**GIVEN ENTRIES**
## start
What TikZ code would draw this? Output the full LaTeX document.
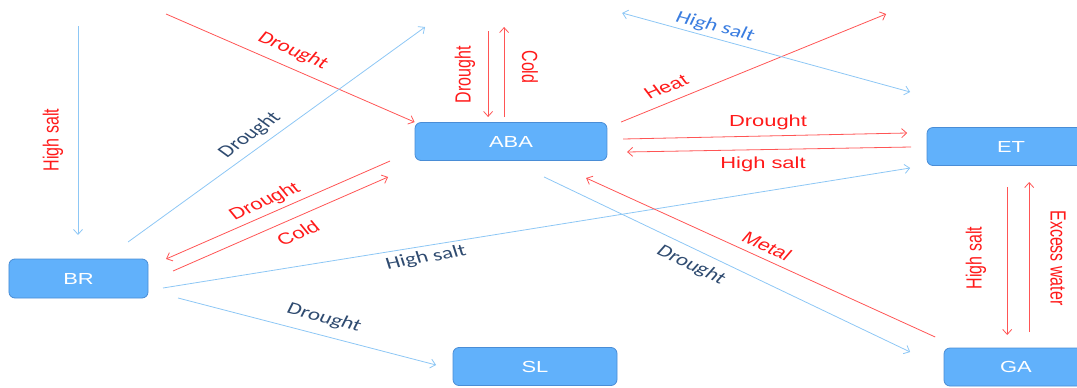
\documentclass[tikz,border=0pt]{standalone}
\usepackage{fontspec}
\setmainfont{Liberation Sans}
\newfontfamily\calibrifont{Carlito}
\usetikzlibrary{arrows.meta}
\definecolor{boxfill}{HTML}{61B1FB}
\definecolor{boxline}{HTML}{4A8DD6}
\definecolor{redline}{HTML}{FF5555}
\definecolor{labred}{HTML}{FF1A1A}
\definecolor{blueline}{HTML}{8DC7F5}
\definecolor{labnavy}{HTML}{2F4B70}
\definecolor{labblue}{HTML}{3A7DE0}
\begin{document}
\begin{tikzpicture}
		[x=0.72993pt,y=-1pt,xscale=1.37,transform shape,
		box/.style={rectangle,rounded corners=6pt,draw=boxline,fill=boxfill,line width=0.8pt,text=white,font=\fontsize{16}{18}\selectfont,minimum height=38pt,inner sep=0pt},
		redarr/.style={->,draw=redline,line width=0.8pt},
		bluearr/.style={->,draw=blueline,line width=0.8pt},
		redlab/.style={text=labred,inner sep=0pt,font=\fontsize{16}{18}\selectfont},
		redlabc/.style={text=labred,inner sep=0pt,font=\calibrifont\fontsize{17}{19}\selectfont},
		navylab/.style={text=labnavy,inner sep=0pt,font=\calibrifont\fontsize{17}{19}\selectfont},
		bluelab/.style={text=labblue,inner sep=0pt,font=\calibrifont\fontsize{17}{19}\selectfont},
		>={Straight Barb[length=5pt,width=9pt]}]
		\useasboundingbox (0,0) rectangle (1077,388);
		\node[box,name=ABA,minimum width=140.1pt]at(511,141.5){ABA};
		\node[box,name=ET,minimum width=122.6pt]at(1011,146.5){ET};
		\node[box,name=BR,minimum width=101.5pt,minimum height=39pt]at(78.5,278.5){BR};
		\node[box,name=SL,minimum width=119.7pt]at(535,366.5){SL};
		\node[box,name=GA,minimum width=105.1pt]at(1016,367){GA};
		\coordinate (a1) at (78,26);
		\coordinate (a2) at (78,235);
		\coordinate (b1) at (166,14);
		\coordinate (c1) at (128,242);
		\coordinate (c2) at (425,27);
		\coordinate (d1) at (390,161);
		\coordinate (d2) at (166,259);
		\coordinate (e1) at (173,271);
		\coordinate (e2) at (388,177);
		\coordinate (f1) at (488,31);
		\coordinate (f2) at (488,117);
		\coordinate (g1) at (504,117);
		\coordinate (g2) at (504,27);
		\coordinate (h1) at (621,122);
		\coordinate (h2) at (886,14);
		\coordinate (i1) at (622,13);
		\coordinate (i2) at (910,92);
		\coordinate (j1) at (623,139);
		\coordinate (j2) at (907,133);
		\coordinate (k1) at (911,147);
		\coordinate (k2) at (627,152);
		\coordinate (l1) at (163,288);
		\coordinate (l2) at (910,168);
		\coordinate (m1) at (178,298);
		\coordinate (m2) at (436,365);
		\coordinate (n1) at (544,177);
		\coordinate (n2) at (910,352);
		\coordinate (o1) at (935,337);
		\coordinate (o2) at (586,178);
		\coordinate (p1) at (1007,187);
		\coordinate (p2) at (1007,335);
		\coordinate (q1) at (1029,332);
		\coordinate (q2) at (1029,182);
		\draw[bluearr] (a1)--(a2);
		\draw[redarr] (b1)--(ABA.north west);
		\draw[bluearr] (c1)--(c2);
		\draw[redarr] (d1)--(d2);
		\draw[redarr] (e1)--(e2);
		\draw[redarr] (f1)--(f2);
		\draw[redarr] (g1)--(g2);
		\draw[redarr] (h1)--(h2);
		\draw[bluearr,<->] (i1)--(i2);
		\draw[redarr] (j1)--(j2);
		\draw[redarr] (k1)--(k2);
		\draw[bluearr] (l1)--(l2);
		\draw[bluearr] (m1)--(m2);
		\draw[bluearr] (n1)--(n2);
		\draw[redarr] (o1)--(o2);
		\draw[redarr] (p1)--(p2);
		\draw[redarr] (q1)--(q2);
		\node[redlab,name=la,rotate=90]at(53,140){High salt};
		\node[redlabc,name=lb,rotate=-31]at(293,51){Drought};
		\node[navylab,name=lc,rotate=45]at(250,135){Drought};
		\node[redlab,name=ld,rotate=31]at(265,202){Drought};
		\node[redlab,name=le,rotate=31]at(298,233){Cold};
		\node[redlab,name=lf,rotate=90]at(465,75){Drought};
		\node[redlab,name=lg,rotate=-90]at(530,67){Cold};
		\node[redlab,name=lh,rotate=29]at(666,87){Heat};
		\node[bluelab,name=li,rotate=-19]at(715,27){High salt};
		\node[redlab,name=lj]at(768,122){Drought};
		\node[redlab,name=lk]at(763,164){High salt};
		\node[navylab,name=ll,rotate=13]at(426,258){High salt};
		\node[navylab,name=lm,rotate=-20]at(324,318){Drought};
		\node[navylab,name=ln,rotate=-33]at(691,265){Drought};
		\node[redlab,name=lo,rotate=-32]at(767,246){Metal};
		\node[redlab,name=lp,rotate=90]at(976,258){High salt};
		\node[redlab,name=lq,rotate=-90]at(1058,258){Excess water};
	\end{tikzpicture}
\end{document}
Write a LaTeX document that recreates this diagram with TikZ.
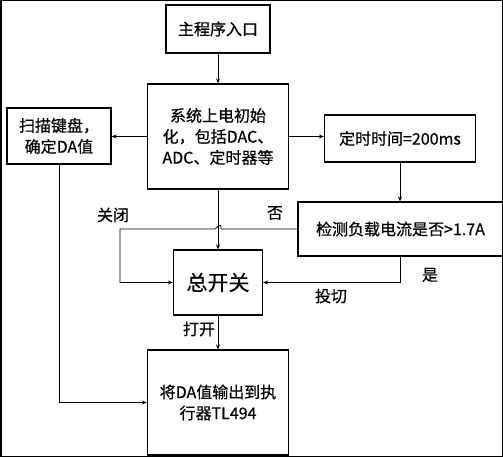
## end
**WHAT TO WORK ON**
The records above are to be quoted exactly, with all pictures left out.

**FINISHED TASK**
What TikZ code would draw this? Output the full LaTeX document.
\documentclass[tikz,border=0pt]{standalone}
\usepackage{fontspec}
\setmainfont{Liberation Sans}
\newfontfamily\calibrifont{Carlito}
\usetikzlibrary{arrows.meta}
\definecolor{boxfill}{HTML}{61B1FB}
\definecolor{boxline}{HTML}{4A8DD6}
\definecolor{redline}{HTML}{FF5555}
\definecolor{labred}{HTML}{FF1A1A}
\definecolor{blueline}{HTML}{8DC7F5}
\definecolor{labnavy}{HTML}{2F4B70}
\definecolor{labblue}{HTML}{3A7DE0}
\begin{document}
\begin{tikzpicture}
		[x=0.72993pt,y=-1pt,xscale=1.37,transform shape,
		box/.style={rectangle,rounded corners=6pt,draw=boxline,fill=boxfill,line width=0.8pt,text=white,font=\fontsize{16}{18}\selectfont,minimum height=38pt,inner sep=0pt},
		redarr/.style={->,draw=redline,line width=0.8pt},
		bluearr/.style={->,draw=blueline,line width=0.8pt},
		redlab/.style={text=labred,inner sep=0pt,font=\fontsize{16}{18}\selectfont},
		redlabc/.style={text=labred,inner sep=0pt,font=\calibrifont\fontsize{17}{19}\selectfont},
		navylab/.style={text=labnavy,inner sep=0pt,font=\calibrifont\fontsize{17}{19}\selectfont},
		bluelab/.style={text=labblue,inner sep=0pt,font=\calibrifont\fontsize{17}{19}\selectfont},
		>={Straight Barb[length=5pt,width=9pt]}]
		\useasboundingbox (0,0) rectangle (1077,388);
		\node[box,name=ABA,minimum width=140.1pt]at(511,141.5){ABA};
		\node[box,name=ET,minimum width=122.6pt]at(1011,146.5){ET};
		\node[box,name=BR,minimum width=101.5pt,minimum height=39pt]at(78.5,278.5){BR};
		\node[box,name=SL,minimum width=119.7pt]at(535,366.5){SL};
		\node[box,name=GA,minimum width=105.1pt]at(1016,367){GA};
		\coordinate (a1) at (78,26);
		\coordinate (a2) at (78,235);
		\coordinate (b1) at (166,14);
		\coordinate (c1) at (128,242);
		\coordinate (c2) at (425,27);
		\coordinate (d1) at (390,161);
		\coordinate (d2) at (166,259);
		\coordinate (e1) at (173,271);
		\coordinate (e2) at (388,177);
		\coordinate (f1) at (488,31);
		\coordinate (f2) at (488,117);
		\coordinate (g1) at (504,117);
		\coordinate (g2) at (504,27);
		\coordinate (h1) at (621,122);
		\coordinate (h2) at (886,14);
		\coordinate (i1) at (622,13);
		\coordinate (i2) at (910,92);
		\coordinate (j1) at (623,139);
		\coordinate (j2) at (907,133);
		\coordinate (k1) at (911,147);
		\coordinate (k2) at (627,152);
		\coordinate (l1) at (163,288);
		\coordinate (l2) at (910,168);
		\coordinate (m1) at (178,298);
		\coordinate (m2) at (436,365);
		\coordinate (n1) at (544,177);
		\coordinate (n2) at (910,352);
		\coordinate (o1) at (935,337);
		\coordinate (o2) at (586,178);
		\coordinate (p1) at (1007,187);
		\coordinate (p2) at (1007,335);
		\coordinate (q1) at (1029,332);
		\coordinate (q2) at (1029,182);
		\draw[bluearr] (a1)--(a2);
		\draw[redarr] (b1)--(ABA.north west);
		\draw[bluearr] (c1)--(c2);
		\draw[redarr] (d1)--(d2);
		\draw[redarr] (e1)--(e2);
		\draw[redarr] (f1)--(f2);
		\draw[redarr] (g1)--(g2);
		\draw[redarr] (h1)--(h2);
		\draw[bluearr,<->] (i1)--(i2);
		\draw[redarr] (j1)--(j2);
		\draw[redarr] (k1)--(k2);
		\draw[bluearr] (l1)--(l2);
		\draw[bluearr] (m1)--(m2);
		\draw[bluearr] (n1)--(n2);
		\draw[redarr] (o1)--(o2);
		\draw[redarr] (p1)--(p2);
		\draw[redarr] (q1)--(q2);
		\node[redlab,name=la,rotate=90]at(53,140){High salt};
		\node[redlabc,name=lb,rotate=-31]at(293,51){Drought};
		\node[navylab,name=lc,rotate=45]at(250,135){Drought};
		\node[redlab,name=ld,rotate=31]at(265,202){Drought};
		\node[redlab,name=le,rotate=31]at(298,233){Cold};
		\node[redlab,name=lf,rotate=90]at(465,75){Drought};
		\node[redlab,name=lg,rotate=-90]at(530,67){Cold};
		\node[redlab,name=lh,rotate=29]at(666,87){Heat};
		\node[bluelab,name=li,rotate=-19]at(715,27){High salt};
		\node[redlab,name=lj]at(768,122){Drought};
		\node[redlab,name=lk]at(763,164){High salt};
		\node[navylab,name=ll,rotate=13]at(426,258){High salt};
		\node[navylab,name=lm,rotate=-20]at(324,318){Drought};
		\node[navylab,name=ln,rotate=-33]at(691,265){Drought};
		\node[redlab,name=lo,rotate=-32]at(767,246){Metal};
		\node[redlab,name=lp,rotate=90]at(976,258){High salt};
		\node[redlab,name=lq,rotate=-90]at(1058,258){Excess water};
	\end{tikzpicture}
\end{document}
Write a LaTeX document that recreates this diagram with TikZ.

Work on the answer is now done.